What is Love Injection, and why does a fanzine matter?

In a culture that now discovers music through an algorithm, Love Injection has spent ten years insisting on the opposite: a printed fanzine, handed out on a dancefloor, made by people who are actually on it. Barbie Bertisch and Paul Raffaele started it in 2015 in New York, and it grew the way scene institutions do, sideways. The zine became a radio show, then a DJ partnership, then a production duo, then a record label, all of it documenting the city's dancefloor as a living thing rather than a feed.

Where does the name come from?

From exactly where you would want it to. Bertisch and Raffaele landed on the name while dancing to the New York classic 'Love Injection' by Trussel at The Loft, David Mancuso's legendary invitation-only party and the spiritual root of the city's disco-into-house lineage. That origin is the whole ethos in one image: a name born on the floor, at the party that taught New York what a party could be.

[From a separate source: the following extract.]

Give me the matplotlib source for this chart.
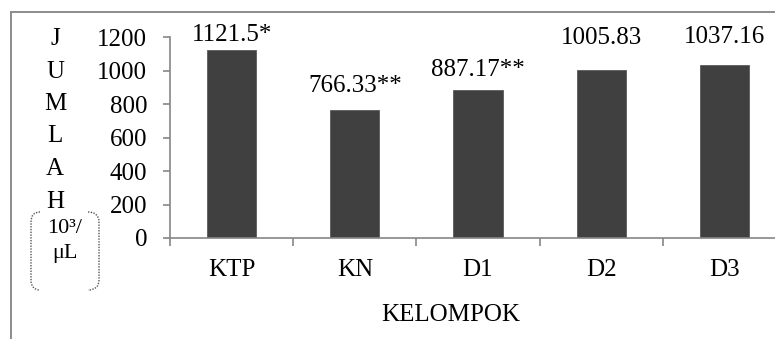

The best dance-music institutions are not apps. They are people with a record bag and something to say.

What's on the compilation, and why now?

Ten years in, Love Injection has pressed its first compilation, 'A Declaration of Universal Love,' out on BBE Music, the London catalogue label that has spent decades doing this kind of careful, dancefloor-literate archival work. It is a genre-crossing set, open-eared by design, stitching new material together with tracks previously unreleased on vinyl, and the digital edition carries a continuous mix. The title is not decoration. 'Universal love' is the Loft's old creed, the idea that the floor is for everyone, and pressing it onto wax in 2026 is a quiet argument for what New York nightlife is supposed to be.